Set the image color to be used for the snapshot to gray.

Add downsampling factor Gray means you only have black and white images, RGB means color images. If you have gray images (black and white) AND color images at the same time, you will need to use the developer mode, which is explained below and choose "Mixed".

Also add a factor of 4 to downsample the images. The training is not done on the full resolution but on smaller images. Set channel

Save the project.

Snapshot Creation

Click on Create Snapshot to generate a snapshot to be used for training, for example in dStudio. Running Export It may take some time to create the snapshot.

Running Export

Combining annotations for labels

Duplicate the project you have just created by clicking on the duplicate button.

Now we want to create a project that has only 3 labels: "walnut","other nut" and "empty". Delete all labels except for the "walnut" and "empty" label and add another label with the following filter:

Running Export

This will add any nut to this label as long as it is If you were to use a snapshot defined by this project for a training of a neural network it would only learn 3 classes as opposed to the 6 classes above.

Advanced

Developer project mode

In most cases you do not need to read this section.

Developer project creation

Create a project using developer mode, name it "Nuts Classification Developer". Do not add a prefilter.

In the features list you will see as a default there already is the image feature.
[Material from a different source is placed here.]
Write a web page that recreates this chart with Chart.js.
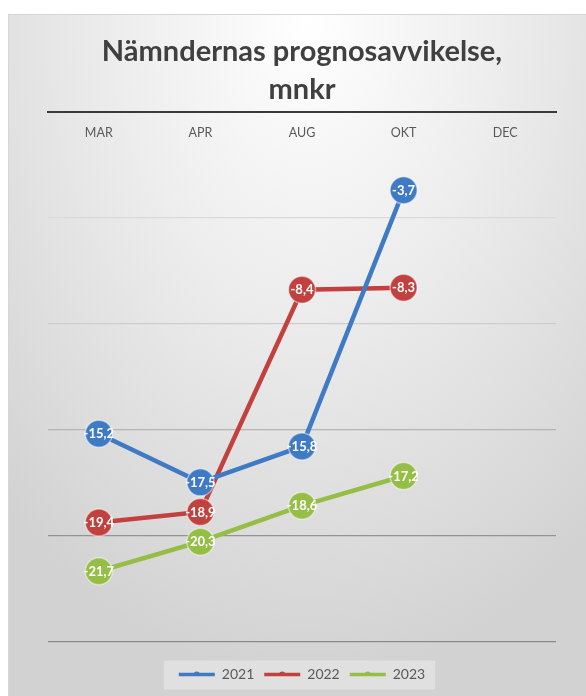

This means the image is already added to the TFRecord

Feature List

Features

You can combine features as you like. The most common case is

image file feature + onehot feature (Classification)

The name of the feature is already predefined to match what dStudio is working with, do not change this.

Classification Labels

Add a one hot feature to represent the classification labels.

Add mulit hot feature

Add labels in the same way as in the simple export mode. Add one for Almonds, Blanched Almonds, Hazelnuts, Cashews, Walnuts and Empty.

Downsampling

Downsample the image by choosing "Both Sides" and choose 256 as Target Height and Width.

Add fixed factor

Add downsampling

Downsampling

You can downsample using different techniques and different interpolation methods. To find out more about the downsampling options, choose one downsampling technique and click on the question mark icons. Every image file feature can be downsampled individually or you can downsample all image file features in the same way by using the Feature Settings for downsampling. If the individual downsampling (1) within the image file feature is used the Feature Settings downsampling (2) is ignored.

Downsampling

Splitting the Data

Change the training split to 80 percent and the validation split to 20 percent. Also put all nuts from Reute into the test split.

Splits

Save the project.

Splits

The data is split into 3 parts, the default is 70 percent for training, 20 percent for evaluation and 10 percent for testing.

Ratio

Split the whole dataset into different parts by specifying the percentage of items for each split. For every split a bin is created in which the items are sorted. Every item has a fixed random number, created when the item was uploaded (i.e. the ID) which corresponds to the percentage and determines in which bin the item is put. For example, for 100 items with random IDs between 1-100 the items with IDs in the range 1-70 go into the 70% bin and so on. This ensures that the splits are consistent across different snapshots of export projects, but it may not represent the exact split percentage.

Filter

Additionally, a filter may be specified for each split. Every item is first checked for a matching filter and for the first matching filter it is put in that split and ignored by the percentage split (this means the percentages in the resulting export may actually be biased).